WASHINGTON Ora si muovono per recuperare Ramadi. Il capoluogo era sotto assedio da mesi ma Bagdad, distante poco più di 100 chilometri, ha fatto ben poco per portare soccorso. Ha atteso colpevolmente che cadesse nelle mani dell’Isis. Una disfatta legata anche agli intrighi della politica interna e al complesso rapporto con gli alleati esterni, dagli Usa all’Iran. Con la Casa Bianca costretta ad ammettere la «battuta d’arresto».
Il governo ha mobilitato la Hashd al Shaabi, la milizia popolare sciita. Alcune migliaia di uomini, con veicoli e armi pesanti, hanno raggiunto la base di Habbanyeh. Da qui dovrebbe lanciare la riconquista con la copertura aerea della coalizione. L’arrivo dei militanti è stato reso possibile dal sì americano. Washington, come in altre situazioni, si è opposta al ricorso ai militanti sciiti nelle zone a maggioranza sunnita. Per tre ragioni: la volontà di avere uno Stato che agisce con il suo esercito; il timore — fondato — di violenze contro i civili; la necessità di non fare il gioco di Teheran che usa le milizie come un lungo braccio.

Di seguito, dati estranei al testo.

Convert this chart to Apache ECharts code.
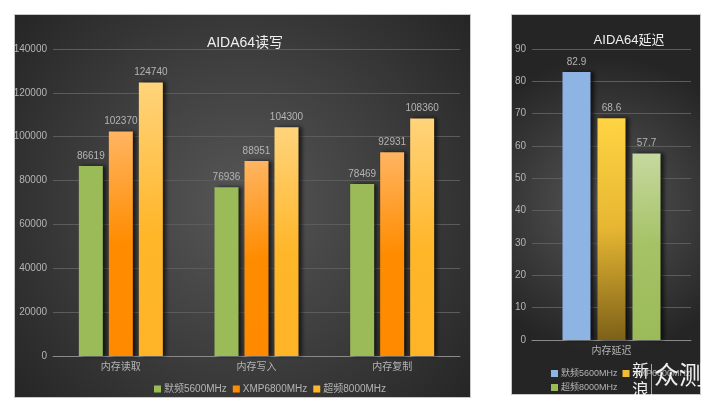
<!DOCTYPE html>
<html><head><meta charset="utf-8">
<script src="https://cdn.jsdelivr.net/npm/echarts@6/dist/echarts.min.js"></script>
<style>html,body{margin:0;padding:0;background:#fff}#c{width:720px;height:409px}</style>
</head><body><div id="c"></div>
<script>
var rwCategories = ['内存读取', '内存写入', '内存复制'];
var seriesNames = ['默频5600MHz', 'XMP6800MHz', '超频8000MHz'];
var rwDefault = [86619, 76936, 78469];
var rwXmp = [102370, 88951, 92931];
var rwOc = [124740, 104300, 108360];
var latCategories = ['内存延迟'];
var latDefault = [82.9];
var latXmp = [68.6];
var latOc = [57.7];
var rwTicks = {min: 0, max: 140000, interval: 20000};
var latTicks = {min: 0, max: 90, interval: 10};

var G = echarts.graphic;
function lg(a, x2, y2) { return new G.LinearGradient(0, 0, x2, y2, a); }
var font = '"Liberation Sans","Noto Sans CJK SC",sans-serif';
var txt = '#b4b4b4';
var shadow = {shadowColor: 'rgba(0,0,0,0.65)', shadowOffsetX: 3, shadowOffsetY: 0, shadowBlur: 4};

var cGreen = '#9BBB59';
var cOrange = lg([{offset: 0, color: '#FFB562'}, {offset: 0.5, color: '#FF8C00'}, {offset: 1, color: '#FF8A00'}], 0.6, 1);
var cYellow = lg([{offset: 0, color: '#FFD47C'}, {offset: 0.55, color: '#FFB629'}, {offset: 1, color: '#FFB427'}], 0.6, 1);
var cBlue = '#8DB4E2';
var cGold = lg([{offset: 0, color: '#FFD443'}, {offset: 0.5, color: '#E6B632'}, {offset: 1, color: '#7D6118'}], 0.3, 1);
var cLGreen = lg([{offset: 0, color: '#C6D9A0'}, {offset: 0.5, color: '#A5C265'}, {offset: 1, color: '#9BBB59'}], 0.3, 1);

function bg(x, y, w, h) {
  return {type: 'rect', z: -10, silent: true, shape: {x: x, y: y, width: w, height: h},
    style: {fill: new G.RadialGradient(0.5, 0.5, 0.78, [{offset: 0, color: '#575757'}, {offset: 1, color: '#252525'}]),
      stroke: '#c8c8c8', lineWidth: 1}};
}
function wm(t, x, y, size) {
  return {type: 'text', z: 100, silent: true, x: x, y: y, style: {text: t, fill: 'rgba(255,255,255,0.92)',
    font: size + 'px "Noto Sans CJK SC"', verticalAlign: 'top', align: 'left', shadowColor: 'rgba(0,0,0,0.45)', shadowBlur: 2}};
}
function lbl() { return {show: true, position: 'top', distance: 5, color: txt, fontSize: 10, fontFamily: font}; }
function bar(name, data, color, xi, bw) {
  return {type: 'bar', name: name, data: data, xAxisIndex: xi, yAxisIndex: xi, barWidth: bw, barGap: '25%',
    itemStyle: Object.assign({color: color}, shadow), label: lbl()};
}
function yAx(gi, t) {
  return {type: 'value', gridIndex: gi, min: t.min, max: t.max, interval: t.interval,
    axisLine: {show: false}, axisTick: {show: false},
    axisLabel: {color: txt, fontSize: 10, fontFamily: font, margin: 6, formatter: function (v) { return String(v); }},
    splitLine: {lineStyle: {color: '#5c5c5c', width: 1}}};
}
function xAx(gi, cats) {
  return {type: 'category', gridIndex: gi, data: cats,
    axisLine: {lineStyle: {color: '#8a8a8a'}}, axisTick: {show: false},
    axisLabel: {color: txt, fontSize: 10, fontFamily: font, margin: 6}};
}

var chart = echarts.init(document.getElementById('c'), null, {renderer: 'canvas'});
chart.setOption({
  backgroundColor: '#ffffff',
  animation: false,
  graphic: [
    bg(14.5, 14.5, 456, 383),
    bg(511.5, 14.5, 189, 380),
    wm('新', 632, 362, 17),
    wm('浪', 632, 381, 17),
    wm('众', 654, 362, 25),
    wm('测', 679, 362, 25),
    {type: 'rect', z: 100, silent: true, shape: {x: 651, y: 364, width: 1, height: 33}, style: {fill: 'rgba(255,255,255,0.6)'}}
  ],
  title: [
    {text: 'AIDA64读写', left: 240, top: 31, textAlign: 'center', textStyle: {color: '#f0f0f0', fontSize: 14, fontWeight: 'normal', fontFamily: font}},
    {text: 'AIDA64延迟', left: 624, top: 29, textAlign: 'center', textStyle: {color: '#f0f0f0', fontSize: 13, fontWeight: 'normal', fontFamily: font}}
  ],
  legend: [
    {left: 149, top: 379, itemWidth: 7, itemHeight: 7, itemGap: 6, icon: 'rect',
      textStyle: {color: txt, fontSize: 10, fontFamily: font, padding: [0, 0, 0, -2]},
      data: [{name: seriesNames[0], itemStyle: {color: cGreen}}, {name: seriesNames[1], itemStyle: {color: '#FF8C00'}}, {name: seriesNames[2], itemStyle: {color: '#FFB629'}}]},
    {left: 546, top: 364, width: 140, itemWidth: 7, itemHeight: 7, itemGap: 5, icon: 'rect',
      textStyle: {color: txt, fontSize: 9, fontFamily: font, padding: [0, 0, 0, -2]},
      data: [{name: seriesNames[0], itemStyle: {color: cBlue}}, {name: seriesNames[1], itemStyle: {color: '#F0BE35'}}, {name: seriesNames[2], itemStyle: {color: cGreen}}]}
  ],
  grid: [
    {left: 53, right: 260, top: 49, bottom: 53},
    {left: 532, right: 29, top: 49, bottom: 69}
  ],
  xAxis: [xAx(0, rwCategories), xAx(1, latCategories)],
  yAxis: [yAx(0, rwTicks), yAx(1, latTicks)],
  series: [
    bar(seriesNames[0], rwDefault, cGreen, 0, 24),
    bar(seriesNames[1], rwXmp, cOrange, 0, 24),
    bar(seriesNames[2], rwOc, cYellow, 0, 24),
    bar(seriesNames[0], latDefault, cBlue, 1, 28),
    bar(seriesNames[1], latXmp, cGold, 1, 28),
    bar(seriesNames[2], latOc, cLGreen, 1, 28)
  ]
});
</script></body></html>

In queste settimane il premier iracheno Haider al Abadi ha provato ad assecondare la visione statunitense e per questo è stato aspramente criticato dai suoi rivali, i principali sponsor delle forze settarie.
Duri gli attacchi dell’ex primo ministro Nouri al Maliki che ha rinfacciato al rivale incapacità, debolezza e una linea troppo tenera davanti alle richieste sunnite. Un atteggiamento, quello dei filoiraniani, che ha confermato tutte le preoccupazioni di Washington. Ma che alla fine si è dovuta piegare accettando lo schieramento dell’Hashd. Vista la situazione sul terreno, con oltre 500 soldati uccisi e 8 mila profughi, poteva fare ben poco.
Del resto il comportamento delle unità regolari è stato ancora una volta disastroso. Molti reparti sono fuggiti — ci sono i video che lo documentano — e altri hanno abbandonato tonnellate di materiale. Solo qualche nucleo di coraggiosi, probabilmente membri della Golden Division, ha resistito all’offensiva jihadista, accompagnata dalla consueta ondata di attacchi suicidi. Al tempo stesso la sconfitta, provocata dall’abituale disorganizzazione, ha fatto il gioco di chi intende affidarsi solo (o quasi) alle milizie. Una fonte diplomatica citata dal New York Times ha affermato: «L’Iran sta usando al Maliki contro al Abadi, lo vuole debole». Se poi crepano in tanti poco importa.
Bagdad, intanto, ha annunciato la cacciata del generale Musa Kata, comandante della prima divisione a Anbar, ed ha accolto il ministro della Difesa iraniano, Hossein Dehghan, che avrà portato consigli. Il Pentagono, che in questi giorni ha continuato a rilasciare dichiarazioni non troppo preoccupate, ha promesso nuovo impegno, insieme all’invio di nuove armi. Non volendo rischiare truppe, gli Usa hanno dato spazio ai caccia. I comunicati riferiscono di una ventina di raid contro le posizioni dell’Isis a Ramadi. Interventi che molti analisti continuano a considerare insufficienti o comunque non decisivi su un fronte troppo ampio.
Galvanizzati dai successi, i jihadisti hanno continuato la loro offensiva, accompagnati anche dalla propaganda, con la diffusione sulla rete del vecchio audio del Califfo dove indica i futuri obiettivi, da Kerbala a Bagdad. I guerriglieri hanno poi ripreso gli attacchi nell’altro scacchiere, quello siriano. Fonti segnalano la conquista di due impianti petroliferi a est di Palmira: per fortuna sono lontani dal tesoro archeologico, ma i jihadisti hanno messo le mani su quello ciò che gli sta più a cuore: il greggio.